Goal:
Count every line of the listing where the string "code" occurs, and reply with the count alone.

Collected data:
▼▼▼

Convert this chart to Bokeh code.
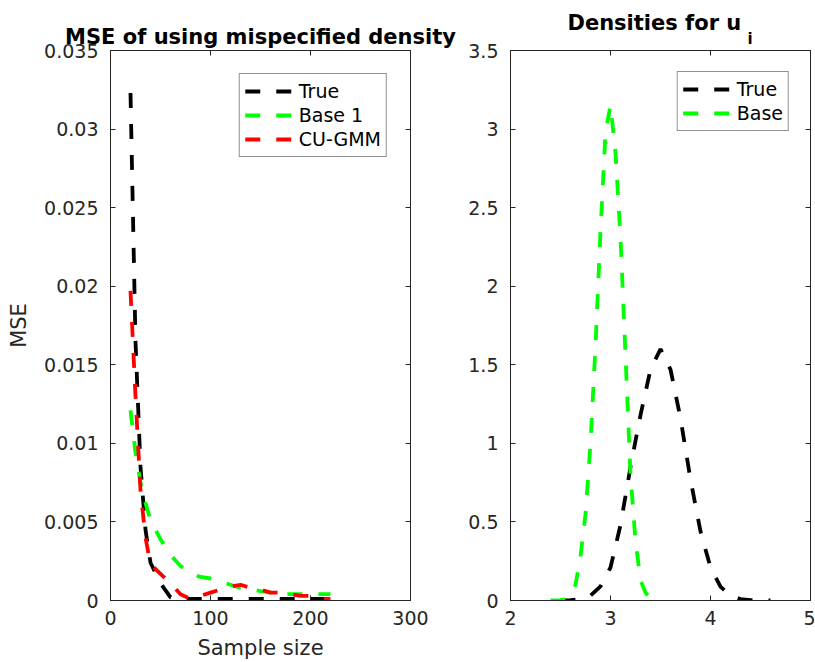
from bokeh.plotting import figure
from bokeh.models import (Range1d, FixedTicker, LinearAxis, Legend, LegendItem,
                          Title, CustomJSTickFormatter)
from bokeh.layouts import row
from bokeh.embed import file_html
from bokeh.resources import INLINE

# ---------------- data ----------------
sample_size = [20, 25, 30, 35, 40, 50, 60, 70, 80, 90, 100, 110, 120, 130,
               140, 150, 160, 170, 180, 190, 200, 210, 220]
mse_true = [0.0323, 0.0165, 0.0085, 0.0045, 0.0024, 0.0011, 0.0002, 0.0001,
            0.0001, 0.0001, 0.0001, 0.0001, 0.0001, 0.0001, 0.0001, 0.0001,
            0.0001, 0.0001, 0.0001, 0.0001, 0.0001, 0.0001, 0.0001]
mse_base1 = [0.0121, 0.0094, 0.0075, 0.0062, 0.0051, 0.0039, 0.0029, 0.0022,
             0.0017, 0.0015, 0.0014, 0.0012, 0.0010, 0.0008, 0.0007, 0.0006,
             0.0005, 0.0004, 0.0004, 0.0004, 0.0004, 0.0004, 0.0004]
mse_cugmm = [0.0197, 0.0130, 0.0070, 0.0040, 0.0023, 0.0017, 0.0011, 0.0004,
             0.0001, 0.0003, 0.0005, 0.0007, 0.0009, 0.0010, 0.0008, 0.0007,
             0.0005, 0.0005, 0.0004, 0.0003, 0.0003, 0.0001, 0.0001]

u_true_x = [2.5, 2.6, 2.7, 2.8, 2.9, 3.0, 3.1, 3.2, 3.3, 3.4, 3.5, 3.6, 3.7,
            3.8, 3.9, 4.0, 4.1, 4.2, 4.3, 4.4, 4.5, 4.6]
u_true = [0.001, 0.002, 0.009, 0.031, 0.09, 0.21, 0.48, 0.85, 1.18, 1.47, 1.60,
          1.47, 1.16, 0.77, 0.44, 0.21, 0.088, 0.031, 0.009, 0.002, 0.001, 0.001]
u_base_x = [2.40, 2.45, 2.50, 2.55, 2.60, 2.65, 2.70, 2.75, 2.80, 2.85, 2.90,
            2.95, 3.00, 3.05, 3.10, 3.15, 3.20, 3.25, 3.30, 3.35, 3.40, 3.45, 3.50]
u_base = [0.001, 0.001, 0.002, 0.008, 0.03, 0.10, 0.28, 0.55, 1.00, 1.62, 2.35,
          2.98, 3.15, 2.85, 2.31, 1.56, 0.80, 0.38, 0.13, 0.05, 0.015, 0.004, 0.001]

mse_xticks = [0, 100, 200, 300]
mse_yticks = [0, 0.005, 0.01, 0.015, 0.02, 0.025, 0.03, 0.035]
u_xticks = [2, 3, 4, 5]
u_yticks = [0, 0.5, 1, 1.5, 2, 2.5, 3, 3.5]

FONT = "DejaVu Sans"
AX = "#262626"
DASH = "15 16"
LW = 3.8


def style(p, xt, yt, xlabel=None, ylabel=None):
    p.grid.visible = False
    p.outline_line_color = AX
    p.outline_line_width = 1
    p.background_fill_color = "white"
    p.border_fill_color = "white"
    bx, ly = p.below[0], p.left[0]
    for ax in (bx, ly):
        ax.axis_line_color = AX
        ax.major_tick_line_color = AX
        ax.major_tick_in = 5
        ax.major_tick_out = 0
        ax.minor_tick_line_color = None
        ax.major_label_text_font = FONT
        ax.major_label_text_font_size = "19px"
        ax.major_label_text_color = AX
        ax.axis_label_text_font = FONT
        ax.axis_label_text_font_size = "21px"
        ax.axis_label_text_font_style = "normal"
        ax.axis_label_text_color = AX
        ax.formatter = CustomJSTickFormatter(code="return String(tick);")
    bx.ticker = FixedTicker(ticks=xt)
    ly.ticker = FixedTicker(ticks=yt)
    bx.major_label_standoff = 10
    ly.major_label_standoff = 12
    if xlabel:
        bx.axis_label = xlabel
        bx.axis_label_standoff = 8
    if ylabel:
        ly.axis_label = ylabel
        ly.axis_label_standoff = 10
    for ticks, side in ((xt, "above"), (yt, "right")):
        ax = LinearAxis(ticker=FixedTicker(ticks=ticks),
                        formatter=CustomJSTickFormatter(code="return '';"),
                        major_label_text_font_size="1px",
                        major_label_standoff=0, major_tick_in=5,
                        major_tick_out=0, minor_tick_line_color=None,
                        axis_line_color=AX, major_tick_line_color=AX)
        p.add_layout(ax, side)


def make_legend(items, margin_px):
    return Legend(items=items, location="top_right", margin=margin_px,
                  label_text_font=FONT, label_text_font_size="19px",
                  label_text_color="black", label_standoff=6,
                  glyph_width=48, glyph_height=24, label_height=24,
                  spacing=0, padding=5, border_line_color=AX,
                  border_line_width=1, background_fill_alpha=1)


def make_title(text, size, align, offset, standoff):
    return Title(text=text, text_font=FONT, text_font_size=size,
                 text_font_style="bold", text_color="black", align=align,
                 offset=offset, standoff=standoff)


# ---------------- left: MSE ----------------
p1 = figure(width=460, height=662, x_range=Range1d(0, 300),
            y_range=Range1d(0, 0.035), output_backend="svg",
            toolbar_location=None, title_location=None,
            min_border_left=110, min_border_right=50,
            min_border_top=50, min_border_bottom=62)
style(p1, mse_xticks, mse_yticks, xlabel="Sample size", ylabel="MSE")
p1.add_layout(make_title("MSE of using mispecified density", "21px",
                         "center", 0, 4), "above")

r_true = p1.line(sample_size, mse_true, line_color="black", line_width=LW,
                 line_dash=DASH)
r_base = p1.line(sample_size, mse_base1, line_color="#00ff00", line_width=LW,
                 line_dash=DASH)
r_cu = p1.line(sample_size, mse_cugmm, line_color="#ff0000", line_width=LW,
               line_dash=DASH)
p1.add_layout(make_legend([LegendItem(label="True", renderers=[r_true]),
                           LegendItem(label="Base 1", renderers=[r_base]),
                           LegendItem(label="CU-GMM", renderers=[r_cu])], 23))

# ---------------- right: densities ----------------
p2 = figure(width=355, height=662, x_range=Range1d(2, 5),
            y_range=Range1d(0, 3.5), output_backend="svg",
            toolbar_location=None, title_location=None,
            min_border_left=50, min_border_right=5,
            min_border_top=50, min_border_bottom=62)
style(p2, u_xticks, u_yticks)
p2.add_layout(make_title("i", "15px", "left", 237, 6), "above")
p2.add_layout(make_title("Densities for u", "21px", "left", 57, -20), "above")

s_true = p2.line(u_true_x, u_true, line_color="black", line_width=LW,
                 line_dash=DASH)
s_base = p2.line(u_base_x, u_base, line_color="#00ff00", line_width=LW,
                 line_dash=DASH)
p2.add_layout(make_legend([LegendItem(label="True", renderers=[s_true]),
                           LegendItem(label="Base", renderers=[s_base])], 21))

layout = row(p1, p2)
open("out.html", "w").write(file_html(layout, INLINE))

▲▲▲

Solution to the problem:
3